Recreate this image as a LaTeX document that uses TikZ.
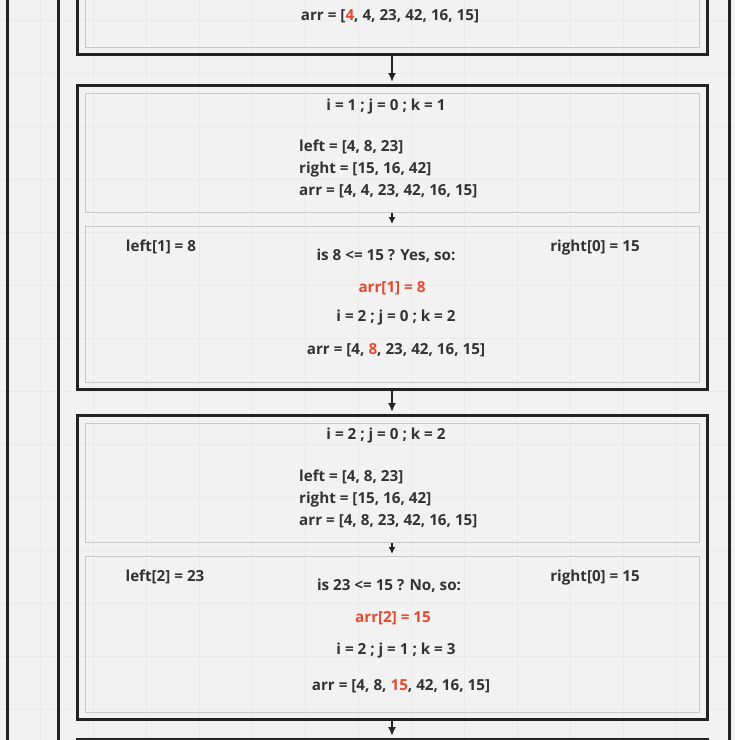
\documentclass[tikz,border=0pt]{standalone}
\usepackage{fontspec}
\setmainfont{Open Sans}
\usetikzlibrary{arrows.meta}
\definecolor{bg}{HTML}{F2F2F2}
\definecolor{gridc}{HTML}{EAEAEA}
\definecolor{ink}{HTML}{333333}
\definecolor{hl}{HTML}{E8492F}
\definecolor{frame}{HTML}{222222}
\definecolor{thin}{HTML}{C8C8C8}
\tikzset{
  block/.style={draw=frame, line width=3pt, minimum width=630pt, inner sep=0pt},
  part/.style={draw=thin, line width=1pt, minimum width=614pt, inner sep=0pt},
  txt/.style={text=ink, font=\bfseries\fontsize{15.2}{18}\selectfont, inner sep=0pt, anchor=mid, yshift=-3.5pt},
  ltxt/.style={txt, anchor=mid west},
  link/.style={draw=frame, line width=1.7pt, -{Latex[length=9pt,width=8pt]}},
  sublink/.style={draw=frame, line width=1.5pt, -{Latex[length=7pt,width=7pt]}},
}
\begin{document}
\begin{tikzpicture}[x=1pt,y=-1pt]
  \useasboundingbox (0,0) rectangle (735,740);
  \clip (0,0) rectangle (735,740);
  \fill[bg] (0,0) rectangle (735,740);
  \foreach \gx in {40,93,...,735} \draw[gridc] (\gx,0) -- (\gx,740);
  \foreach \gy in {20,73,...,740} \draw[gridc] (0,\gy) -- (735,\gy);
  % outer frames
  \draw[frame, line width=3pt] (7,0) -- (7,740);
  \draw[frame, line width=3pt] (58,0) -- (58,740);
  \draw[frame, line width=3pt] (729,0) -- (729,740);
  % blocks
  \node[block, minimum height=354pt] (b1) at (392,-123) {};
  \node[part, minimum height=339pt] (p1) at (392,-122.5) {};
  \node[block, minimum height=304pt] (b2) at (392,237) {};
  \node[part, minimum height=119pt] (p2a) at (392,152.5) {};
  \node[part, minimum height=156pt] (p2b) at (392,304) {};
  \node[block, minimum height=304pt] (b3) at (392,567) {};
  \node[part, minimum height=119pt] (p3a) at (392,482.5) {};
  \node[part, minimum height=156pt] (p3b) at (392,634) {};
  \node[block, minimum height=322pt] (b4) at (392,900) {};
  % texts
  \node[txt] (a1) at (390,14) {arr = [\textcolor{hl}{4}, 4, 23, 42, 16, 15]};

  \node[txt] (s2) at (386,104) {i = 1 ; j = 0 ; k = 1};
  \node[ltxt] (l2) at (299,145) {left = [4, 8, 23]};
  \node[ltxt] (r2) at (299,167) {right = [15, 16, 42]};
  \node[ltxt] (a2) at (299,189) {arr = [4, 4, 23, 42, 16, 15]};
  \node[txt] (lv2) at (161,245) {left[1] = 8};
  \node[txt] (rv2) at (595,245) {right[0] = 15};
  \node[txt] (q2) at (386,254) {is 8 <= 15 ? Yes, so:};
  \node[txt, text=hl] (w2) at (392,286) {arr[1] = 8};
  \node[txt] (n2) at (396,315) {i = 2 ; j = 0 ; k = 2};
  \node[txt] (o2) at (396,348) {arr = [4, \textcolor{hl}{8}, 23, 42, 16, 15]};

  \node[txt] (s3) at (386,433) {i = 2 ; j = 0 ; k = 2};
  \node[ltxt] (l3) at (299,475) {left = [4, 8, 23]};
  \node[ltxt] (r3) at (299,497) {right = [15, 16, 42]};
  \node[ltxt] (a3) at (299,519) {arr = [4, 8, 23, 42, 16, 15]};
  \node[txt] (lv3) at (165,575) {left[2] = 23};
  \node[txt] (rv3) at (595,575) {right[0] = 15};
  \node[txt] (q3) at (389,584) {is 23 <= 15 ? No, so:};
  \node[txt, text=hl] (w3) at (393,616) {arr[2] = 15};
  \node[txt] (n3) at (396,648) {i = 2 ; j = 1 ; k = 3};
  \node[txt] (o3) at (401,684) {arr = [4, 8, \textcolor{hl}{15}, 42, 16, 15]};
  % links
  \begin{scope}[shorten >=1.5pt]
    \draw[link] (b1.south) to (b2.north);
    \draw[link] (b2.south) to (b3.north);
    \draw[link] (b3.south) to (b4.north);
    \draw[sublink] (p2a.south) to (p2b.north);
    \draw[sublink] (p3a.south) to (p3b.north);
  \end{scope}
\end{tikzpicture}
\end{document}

__Task directions__. Make an exact copy of all the material, but keep the pictures out of it.

__Full output__.
Recreate this image as a LaTeX document that uses TikZ.
\documentclass[tikz,border=0pt]{standalone}
\usepackage{fontspec}
\setmainfont{Open Sans}
\usetikzlibrary{arrows.meta}
\definecolor{bg}{HTML}{F2F2F2}
\definecolor{gridc}{HTML}{EAEAEA}
\definecolor{ink}{HTML}{333333}
\definecolor{hl}{HTML}{E8492F}
\definecolor{frame}{HTML}{222222}
\definecolor{thin}{HTML}{C8C8C8}
\tikzset{
  block/.style={draw=frame, line width=3pt, minimum width=630pt, inner sep=0pt},
  part/.style={draw=thin, line width=1pt, minimum width=614pt, inner sep=0pt},
  txt/.style={text=ink, font=\bfseries\fontsize{15.2}{18}\selectfont, inner sep=0pt, anchor=mid, yshift=-3.5pt},
  ltxt/.style={txt, anchor=mid west},
  link/.style={draw=frame, line width=1.7pt, -{Latex[length=9pt,width=8pt]}},
  sublink/.style={draw=frame, line width=1.5pt, -{Latex[length=7pt,width=7pt]}},
}
\begin{document}
\begin{tikzpicture}[x=1pt,y=-1pt]
  \useasboundingbox (0,0) rectangle (735,740);
  \clip (0,0) rectangle (735,740);
  \fill[bg] (0,0) rectangle (735,740);
  \foreach \gx in {40,93,...,735} \draw[gridc] (\gx,0) -- (\gx,740);
  \foreach \gy in {20,73,...,740} \draw[gridc] (0,\gy) -- (735,\gy);
  % outer frames
  \draw[frame, line width=3pt] (7,0) -- (7,740);
  \draw[frame, line width=3pt] (58,0) -- (58,740);
  \draw[frame, line width=3pt] (729,0) -- (729,740);
  % blocks
  \node[block, minimum height=354pt] (b1) at (392,-123) {};
  \node[part, minimum height=339pt] (p1) at (392,-122.5) {};
  \node[block, minimum height=304pt] (b2) at (392,237) {};
  \node[part, minimum height=119pt] (p2a) at (392,152.5) {};
  \node[part, minimum height=156pt] (p2b) at (392,304) {};
  \node[block, minimum height=304pt] (b3) at (392,567) {};
  \node[part, minimum height=119pt] (p3a) at (392,482.5) {};
  \node[part, minimum height=156pt] (p3b) at (392,634) {};
  \node[block, minimum height=322pt] (b4) at (392,900) {};
  % texts
  \node[txt] (a1) at (390,14) {arr = [\textcolor{hl}{4}, 4, 23, 42, 16, 15]};

  \node[txt] (s2) at (386,104) {i = 1 ; j = 0 ; k = 1};
  \node[ltxt] (l2) at (299,145) {left = [4, 8, 23]};
  \node[ltxt] (r2) at (299,167) {right = [15, 16, 42]};
  \node[ltxt] (a2) at (299,189) {arr = [4, 4, 23, 42, 16, 15]};
  \node[txt] (lv2) at (161,245) {left[1] = 8};
  \node[txt] (rv2) at (595,245) {right[0] = 15};
  \node[txt] (q2) at (386,254) {is 8 <= 15 ? Yes, so:};
  \node[txt, text=hl] (w2) at (392,286) {arr[1] = 8};
  \node[txt] (n2) at (396,315) {i = 2 ; j = 0 ; k = 2};
  \node[txt] (o2) at (396,348) {arr = [4, \textcolor{hl}{8}, 23, 42, 16, 15]};

  \node[txt] (s3) at (386,433) {i = 2 ; j = 0 ; k = 2};
  \node[ltxt] (l3) at (299,475) {left = [4, 8, 23]};
  \node[ltxt] (r3) at (299,497) {right = [15, 16, 42]};
  \node[ltxt] (a3) at (299,519) {arr = [4, 8, 23, 42, 16, 15]};
  \node[txt] (lv3) at (165,575) {left[2] = 23};
  \node[txt] (rv3) at (595,575) {right[0] = 15};
  \node[txt] (q3) at (389,584) {is 23 <= 15 ? No, so:};
  \node[txt, text=hl] (w3) at (393,616) {arr[2] = 15};
  \node[txt] (n3) at (396,648) {i = 2 ; j = 1 ; k = 3};
  \node[txt] (o3) at (401,684) {arr = [4, 8, \textcolor{hl}{15}, 42, 16, 15]};
  % links
  \begin{scope}[shorten >=1.5pt]
    \draw[link] (b1.south) to (b2.north);
    \draw[link] (b2.south) to (b3.north);
    \draw[link] (b3.south) to (b4.north);
    \draw[sublink] (p2a.south) to (p2b.north);
    \draw[sublink] (p3a.south) to (p3b.north);
  \end{scope}
\end{tikzpicture}
\end{document}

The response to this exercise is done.